In Bosnia la vita di un operatore valeva 800 dollari, che gli ufficiali di Karadcic e Milosevic pagavano ai cecchini. Lì rischiavamo la vita ogni secondo: mi hanno sparato addosso più volte e mi sono trovato in mezzo a situazioni davvero difficili; ma la guerra nella ex-Jugoslavia è stata una delle poche in cui c’è stata vera documentazione. Si sono viste immagini e foto terribili, che hanno fatto capire veramente tutto il dramma che c’era dietro questa guerra. Dietro tutte le guerre. Per quanto riguarda l’attuale situazione irakena è adesso, in questi momenti in cui il paese è allo sbando, che fotografi, operatori e giornalisti rischiano di più. E’ il tempo delle vendette, delle razzie e dei furti dopo trent’anni di dittatura. Essere laggiù è pericolossissimo perché non sai chi hai di fronte, non hai più di fronte una divisa.

Un’ultima domanda, una mia curiosità. Cosa spinge il fotografo, l’operatore o il giornalista a rischiare la vita nelle zone di guerra? Il sentirsi più vivo vicino alla morte? L’amore per il rischio?

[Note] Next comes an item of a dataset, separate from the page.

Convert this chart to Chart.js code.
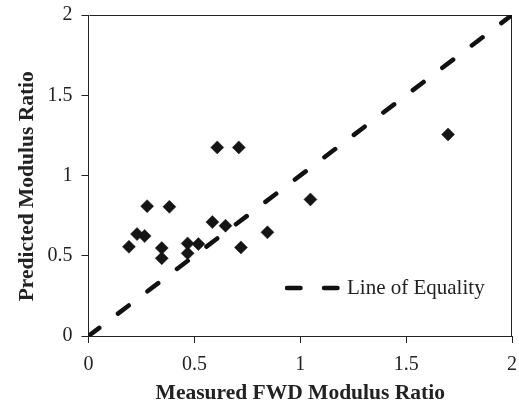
<!DOCTYPE html>
<html>
<head>
<meta charset="utf-8">
<script src="https://cdn.jsdelivr.net/npm/chart.js@4/dist/chart.umd.min.js"></script>
<style>
  html, body { margin: 0; padding: 0; background: #fff; }
  #wrap { width: 519px; height: 409px; }
</style>
</head>
<body>
<div id="wrap"><canvas id="chart" width="519" height="409"></canvas></div>
<script>
// Measured vs predicted modulus ratios
const measured  = [0.191, 0.229, 0.265, 0.277, 0.346, 0.346, 0.382, 0.468, 0.468, 0.519, 0.585, 0.608, 0.647, 0.710, 0.720, 0.845, 1.048, 1.698];
const predicted = [0.556, 0.635, 0.623, 0.809, 0.548, 0.484, 0.805, 0.577, 0.515, 0.573, 0.710, 1.175, 0.687, 1.175, 0.552, 0.646, 0.851, 1.256];

// 1:1 reference line
const equalityX = [0, 2];
const equalityY = [0, 2];

const axisTicks = [0, 0.5, 1, 1.5, 2];
const xTitle = 'Measured FWD Modulus Ratio';
const yTitle = 'Predicted Modulus Ratio';
const equalityLabel = 'Line of Equality';

const SERIF = "'Liberation Serif', 'Times New Roman', Times, serif";
const INK = '#222';

const pointData = measured.map((x, i) => ({ x, y: predicted[i] }));
const lineData = equalityX.map((x, i) => ({ x, y: equalityY[i] }));

const lineStyle = { color: '#111', width: 4.5, dash: [13.5, 23.5] };

// Box around the plotting area (top and right sides)
const frame = {
  id: 'frame',
  beforeDatasetsDraw(chart) {
    const { ctx, chartArea: a } = chart;
    ctx.save();
    ctx.strokeStyle = INK;
    ctx.lineWidth = 1;
    ctx.beginPath();
    ctx.moveTo(Math.round(a.left) + 0.5, Math.round(a.top) + 0.5);
    ctx.lineTo(Math.round(a.right) - 0.5, Math.round(a.top) + 0.5);
    ctx.lineTo(Math.round(a.right) - 0.5, Math.round(a.bottom));
    ctx.stroke();
    ctx.restore();
  }
};

// Legend entry for the dashed line, drawn inside the plot
const lineKey = {
  id: 'lineKey',
  afterDraw(chart) {
    const { ctx } = chart;
    const y = 288;
    ctx.save();
    ctx.strokeStyle = lineStyle.color;
    ctx.lineWidth = lineStyle.width;
    ctx.lineCap = 'round';
    ctx.setLineDash(lineStyle.dash);
    ctx.beginPath();
    ctx.moveTo(287, y);
    ctx.lineTo(340, y);
    ctx.stroke();
    ctx.setLineDash([]);
    ctx.fillStyle = INK;
    ctx.font = '21px ' + SERIF;
    ctx.textBaseline = 'middle';
    ctx.textAlign = 'left';
    ctx.fillText(equalityLabel, 347, y);
    ctx.restore();
  }
};

new Chart(document.getElementById('chart'), {
  type: 'scatter',
  data: {
    datasets: [
      {
        type: 'line',
        label: equalityLabel,
        data: lineData,
        borderColor: lineStyle.color,
        borderWidth: lineStyle.width,
        borderDash: lineStyle.dash,
        borderCapStyle: 'round',
        pointRadius: 0,
        fill: false,
        order: 2
      },
      {
        label: 'Modulus Ratio',
        data: pointData,
        pointStyle: 'rectRot',
        pointRadius: 6.5,
        backgroundColor: '#151515',
        borderColor: '#151515',
        borderWidth: 0.5,
        order: 1
      }
    ]
  },
  options: {
    responsive: false,
    animation: false,
    devicePixelRatio: 1,
    layout: { padding: { top: 15, right: 3, left: 0, bottom: 0 } },
    plugins: { legend: { display: false }, tooltip: { enabled: false } },
    scales: {
      x: {
        type: 'linear',
        min: 0, max: 2,
        afterBuildTicks(s) { s.ticks = axisTicks.map(v => ({ value: v })); },
        afterFit(s) { s.height = 73; s.paddingLeft = 0; s.paddingRight = 0; },
        grid: { drawOnChartArea: false, drawTicks: true, tickLength: 7, color: INK },
        border: { display: true, color: INK, width: 1 },
        ticks: {
          padding: 10,
          color: INK,
          font: { family: SERIF, size: 20 },
          maxRotation: 0,
          callback: v => String(v)
        },
        title: {
          display: true,
          text: xTitle,
          color: INK,
          font: { family: SERIF, size: 21.5, weight: 'bold' },
          padding: { top: 0, bottom: 3 }
        }
      },
      y: {
        type: 'linear',
        min: 0, max: 2,
        afterBuildTicks(s) { s.ticks = axisTicks.map(v => ({ value: v })); },
        afterFit(s) { s.width = 88.5; s.paddingTop = 0; s.paddingBottom = 0; },
        grid: { drawOnChartArea: false, drawTicks: true, tickLength: 7, color: INK },
        border: { display: true, color: INK, width: 1 },
        ticks: {
          padding: 9,
          color: INK,
          font: { family: SERIF, size: 20 },
          callback: v => String(v)
        },
        title: {
          display: true,
          // trailing spaces nudge the centred title toward the bottom of the axis
          text: yTitle + '\u00A0\u00A0\u00A0\u00A0',
          color: INK,
          font: { family: SERIF, size: 21.5, weight: 'bold' },
          padding: { top: 15, bottom: 0 }
        }
      }
    }
  },
  plugins: [frame, lineKey]
});
</script>
</body>
</html>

"No, no. Nel mio caso non ci sono queste cose. La spinta per me nasce dalla voglia di documentare e capire. Di comprendere, io per primo, e poi chi vede le mie foto o segue le immagini, cosa c’è dietro la guerra e le persone che la vivono.

Io non vado nelle zone calde per amore del rischio o cose simili, lì io ho paura e la paura è una buona compagna in queste situazioni. Ti dice quando è il momento di lasciare la presa. C’è un detto: l’alpinista più bravo è sempre quello che torna a casa".

E Salomon è sicuramente uno degli alpinisti più bravi, che calcola il rischio ma che conserva ancora intatto il gusto per l’avventura. Quello che si possiede da giovani e che non si dovrebbe mai perdere.